A videotape showed al-Arian saying “Death to Israel” and a letter found at his house had him praising a suicide bombing in Israel. A close associate at the university, Ramadan Shallah, left for the Middle East in 1995 and within months became the leader of Islamic Jihad.
But jurors said afterward that the evidence, though voluminous, did not clearly link al-Arian to acts of violence. They apparently embraced the defense contention that though al-Arian may have been sympathetic to terrorist groups, he did not provide them material aid for terrorism.
Al-Arian, 47, was found not guilty on eight of 17 counts, including conspiracy to maim or murder. Some jurors said later that on most of the charges on which they deadlocked, a large majority favored acquittal, according to local news reports.

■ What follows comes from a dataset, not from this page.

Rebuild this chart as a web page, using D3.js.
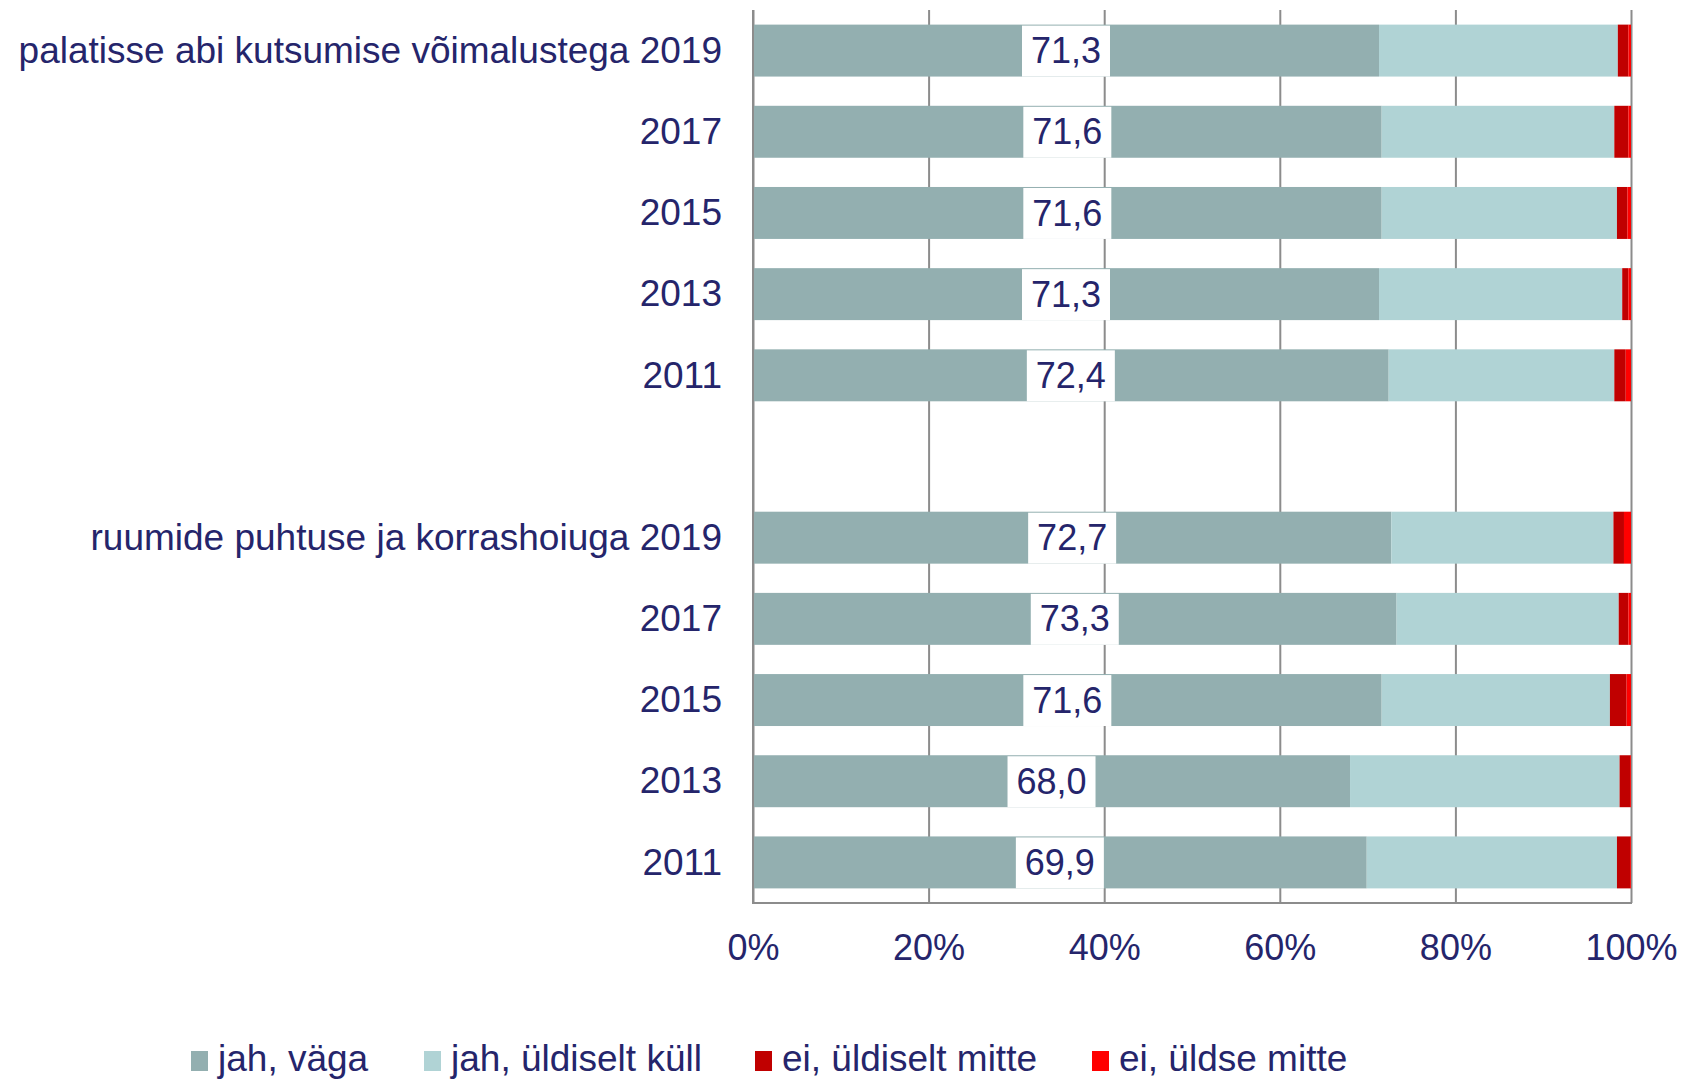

While the case has drawn national attention as a potential harbinger of terrorism prosecutions to come, it has stirred greater controversy locally at many levels — raising fears about a school, provoking criticism of the Tampa Tribune’s coverage of terrorist connections, opening a debate over academic freedom at the University of South Florida, and becoming a central issue in the 2004 U.S. Senate race won by Republican Mel Martinez over Betty Castor, the Democrat who was the president of the university in the 1990s when it suspended but did not fire al-Arian.
Aside from his work as a Palestinian activist, al-Arian was the founder of a mosque and a 250-student school here, which has struggled because prosecutors said it was a front for al-Arian’s efforts to aid terrorist groups.
“This is an American school,” Ayman Barakat, a used-car exporter who is the chairman of the school’s board, said as he walked around the 12-acre campus. “The only difference is we teach, in addition to everything else, Arabic and Islamic studies. Our kids have gone to Yale and Duke. It’s not a front.”
“When he was first arrested, there were many here who had doubts about the American justice system,” Barakat said. “When the verdict came out, they knew it could work.”
Whether al-Arian might ever work at the school again is in doubt, however.
Steve Cole, a spokesman at the U.S. attorney’s office in Tampa, said prosecutors have not decided whether to retry al-Arian on the deadlocked charges. If they do, that could mean years more behind bars.
“We don’t really have a timetable for a decision, but it’s not something that’s going to take months,” he said.
Once the legal proceedings are completed, al-Arian “most likely will be put into removal proceedings” for deportation, said Pam McCullough, a U.S. Immigration and Customs Enforcement spokeswoman. She declined to say what the grounds are for deporting al-Arian.
To the anger of some professors at the University of South Florida, officials suspended al-Arian again, in 2001, just days after he appeared on Fox’s “The O’Reilly Factor,” where he was chastised for his affiliations by host Bill O’Reilly, who said, “If I was the CIA, I’d follow you wherever you went.”
The TV appearance led to a flood of angry phone calls to the university from people who said tax money should not be paying al-Arian’s salary. He was eventually fired.
Even today, faculty members are split over his role at the university and in the world at large, said Roy C. Weatherford, president of the faculty union. “Some believe he has been treated unfairly,” he said. “And some believe he should never again be associated with the university.”
In the absence of guilty verdicts, questions about al-Arian revolve around his sympathies for terrorists, his affiliation with Shallah and the strong words with which he condemned Israel.
His supporters defend his words as a matter of free speech. His wife put them in a political context.
“What people do not understand is that victims say bad words about their victimizers,” Nahla al-Arian said, when asked about some of her husband’s remarks. “We are the victims. . . . We don’t hate people. We don’t hate the Jews. We hate the occupation.”